The Ultimate Container Orchestrator
Kubernetes (often abbreviated as "K8s") is an open-source orchestration tool originally developed by engineers at Google to manage their massive server farms. If a single Docker container represents an individual musician with an instrument, Kubernetes is the conductor of the entire global orchestra.
It automatically handles scheduling containers across servers, restarting them if a hardware switch fails, scaling them up during massive traffic spikes, and crucially, scaling them down when traffic drops to save cloud hosting costs.
Real-World Example: Netflix on a Friday Night
Think about Netflix.

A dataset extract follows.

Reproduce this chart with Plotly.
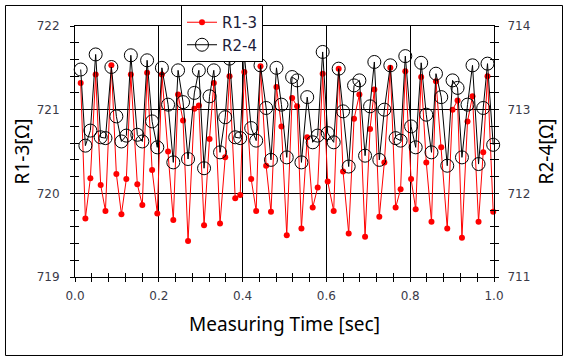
import plotly.graph_objects as go

# time [sec]
t = [0.0136,0.0248,0.0367,0.0493,0.0613,0.0727,0.0868,0.0987,0.1108,0.1225,
     0.1333,0.1487,0.1607,0.1721,0.1840,0.1964,0.2074,0.2222,0.2346,0.2460,
     0.2579,0.2698,0.2849,0.2956,0.3080,0.3211,0.3313,0.3461,0.3585,0.3688,
     0.3824,0.3943,0.4041,0.4205,0.4324,0.4427,0.4562,0.4677,0.4808,0.4927,
     0.5054,0.5182,0.5301,0.5404,0.5542,0.5673,0.5792,0.5911,0.6031,0.6174,
     0.6293,0.6398,0.6532,0.6660,0.6787,0.6923,0.7042,0.7144,0.7263,0.7383,
     0.7526,0.7652,0.7771,0.7883,0.8021,0.8131,0.8262,0.8384,0.8508,0.8615,
     0.8741,0.8884,0.9011,0.9130,0.9235,0.9368,0.9487,0.9631,0.9743,0.9845,
     0.9981]

r13 = [721.32,719.70,720.18,721.42,720.10,719.79,721.53,720.23,719.75,720.17,
       721.42,720.11,719.86,721.44,720.28,719.76,721.42,720.50,719.68,721.18,
       720.87,719.43,721.01,721.05,719.62,720.65,721.32,719.64,720.43,721.40,
       719.94,719.98,721.45,720.17,719.79,721.52,720.33,719.78,721.27,720.80,
       719.50,721.14,721.04,719.58,720.67,719.83,720.07,721.43,720.14,719.79,
       721.49,720.26,719.52,720.89,721.18,719.48,720.77,721.24,719.72,720.37,
       721.50,719.83,720.05,721.46,720.17,719.81,721.39,720.37,719.66,721.34,
       720.55,719.58,721.00,721.11,719.47,720.86,721.16,719.66,720.49,721.40,
       719.78]

r24 = [713.48,712.57,712.75,713.66,712.67,712.66,713.51,712.92,712.62,712.69,
       713.65,712.70,712.62,713.59,712.86,712.55,713.50,713.06,712.37,713.47,
       713.09,712.41,713.20,713.47,712.30,713.16,713.47,712.49,712.91,713.61,
       712.67,712.66,713.66,712.78,712.63,713.53,713.02,712.40,713.50,713.06,
       712.43,713.39,713.35,712.37,713.15,712.61,712.69,713.69,712.72,712.61,
       713.49,712.98,712.32,713.29,713.35,712.45,713.04,713.57,712.40,713.00,
       713.53,712.66,712.63,713.64,712.80,712.55,713.56,712.94,712.49,713.43,
       713.15,712.33,713.35,713.26,712.43,713.06,713.53,712.35,713.02,713.55,
       712.58]

x_ticks = [0.0, 0.2, 0.4, 0.6, 0.8, 1.0]
y1_ticks = [719, 720, 721, 722]
y2_ticks = [711, 712, 713, 714]

TICKFONT = dict(family="DejaVu Sans", size=12, color="#3a3a48")
TITLEFONT = dict(family="Noto Sans", size=19, color="black")

fig = go.Figure()
fig.add_trace(go.Scatter(x=t, y=r13, name="R1-3", mode="lines+markers",
                         line=dict(color="#ff0000", width=1),
                         marker=dict(color="#ff0000", size=6, symbol="circle"),
                         cliponaxis=False))
fig.add_trace(go.Scatter(x=t, y=r24, name="R2-4", mode="lines+markers",
                         yaxis="y2",
                         line=dict(color="black", width=1),
                         marker=dict(color="black", size=13, symbol="circle-open",
                                     line=dict(width=1, color="black")),
                         cliponaxis=False))
# empty traces so the inside-tick overlay axes are drawn
fig.add_trace(go.Scatter(x=[], y=[], xaxis="x2", yaxis="y3", showlegend=False, hoverinfo="skip"))
fig.add_trace(go.Scatter(x=[], y=[], xaxis="x2", yaxis="y4", showlegend=False, hoverinfo="skip"))

common = dict(showline=True, linecolor="black", linewidth=1, zeroline=False,
              tickcolor="black", tickwidth=1, ticklen=4, ticks="outside", automargin=False)

fig.update_layout(
    width=569, height=361,
    margin=dict(l=75, r=75, t=26, b=84, autoexpand=False),
    paper_bgcolor="white", plot_bgcolor="white",
    showlegend=True,
    legend=dict(x=0.253, y=1.0837, xanchor="left", yanchor="top",
                bgcolor="white", bordercolor="black", borderwidth=1,
                font=dict(family="DejaVu Sans", size=15, color="#1c1c3a"),
                tracegroupgap=0, itemwidth=30),
    xaxis=dict(range=[0, 1], tickvals=x_ticks, tickformat=".1f",
               minor=dict(dtick=0.04, ticks="outside", ticklen=4, tickcolor="black", showgrid=False),
               showgrid=True, gridcolor="black", gridwidth=1, mirror=True,
               tickfont=TICKFONT, ticklabelstandoff=4,
               title=dict(text="Measuring Time [sec]", font=TITLEFONT, standoff=15),
               **common),
    xaxis2=dict(range=[0, 1], overlaying="x", anchor="y", ticks="inside", dtick=0.04, tick0=0,
                ticklen=4, tickcolor="black", showticklabels=False, showgrid=False,
                showline=False, zeroline=False),
    yaxis=dict(range=[719, 722], tickvals=y1_ticks,
               minor=dict(dtick=0.2, ticks="outside", ticklen=4, tickcolor="black", showgrid=False),
               showgrid=True, gridcolor="black", gridwidth=1,
               tickfont=TICKFONT, ticklabelstandoff=8,
               title=dict(text="R1-3[Ω]", font=TITLEFONT, standoff=2),
               **common),
    yaxis2=dict(range=[711, 714], tickvals=y2_ticks, overlaying="y", side="right", anchor="x",
                minor=dict(dtick=0.2, ticks="outside", ticklen=4, tickcolor="black", showgrid=False),
                showgrid=False,
                tickfont=TICKFONT, ticklabelstandoff=6,
                title=dict(text="R2-4[Ω]", font=TITLEFONT, standoff=10),
                **common),
    yaxis3=dict(range=[719, 722], overlaying="y", side="left", anchor="x", ticks="inside",
                dtick=0.2, tick0=719, ticklen=4, tickcolor="black", showticklabels=False,
                showgrid=False, showline=False, zeroline=False),
    yaxis4=dict(range=[711, 714], overlaying="y", side="right", anchor="x", ticks="inside",
                dtick=0.2, tick0=711, ticklen=4, tickcolor="black", showticklabels=False,
                showgrid=False, showline=False, zeroline=False),
    shapes=[dict(type="rect", xref="paper", yref="paper",
                 x0=-0.1659, x1=1.1635, y0=-0.3127, y1=1.0817,
                 line=dict(color="black", width=1), fillcolor="rgba(0,0,0,0)", layer="below")],
)

fig.write_html("out.html", config={"displayModeBar": False},
               post_script="document.body.style.margin='0px';document.body.style.padding='0px';")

Their architecture uses microservices: one container process handles user logins, another handles the movie catalog, and a massive group of containers handles actual video streaming processing.
On a Tuesday morning, very few people are watching movies, so Kubernetes keeps only 50 video streaming containers running to save money. However, at 8:00 PM on a Friday night, millions of people log in simultaneously.
Kubernetes constantly monitors the CPU health of the containers. As soon as it detects the 50 containers are starting to struggle with the Friday night rush, it automatically spins up 5,000 new temporary streaming containers across dozens of AWS servers, distributing the traffic flawlessly without a single human engineer waking up. Come Monday morning, it automatically deletes them.
The Core Vocabulary of Kubernetes
When you start learning K8s, the vocabulary can be intense. Don't memorize the entire dictionary right away. Focus strictly on these three distinct layers first:
- Pods: The absolute smallest deployable unit. Think of a pod as a lightweight wrapper that holds one Docker container inside. Kubernetes manages Pods, not the raw containers inside them.
- Nodes: The physical running computers or virtual machines (like an AWS EC2 instance) that host and execute the Pods.
- Clusters: A master command center linked to a group of multiple Nodes. A cluster acts as the brain, determining which node has the most free RAM to host a newly created pod.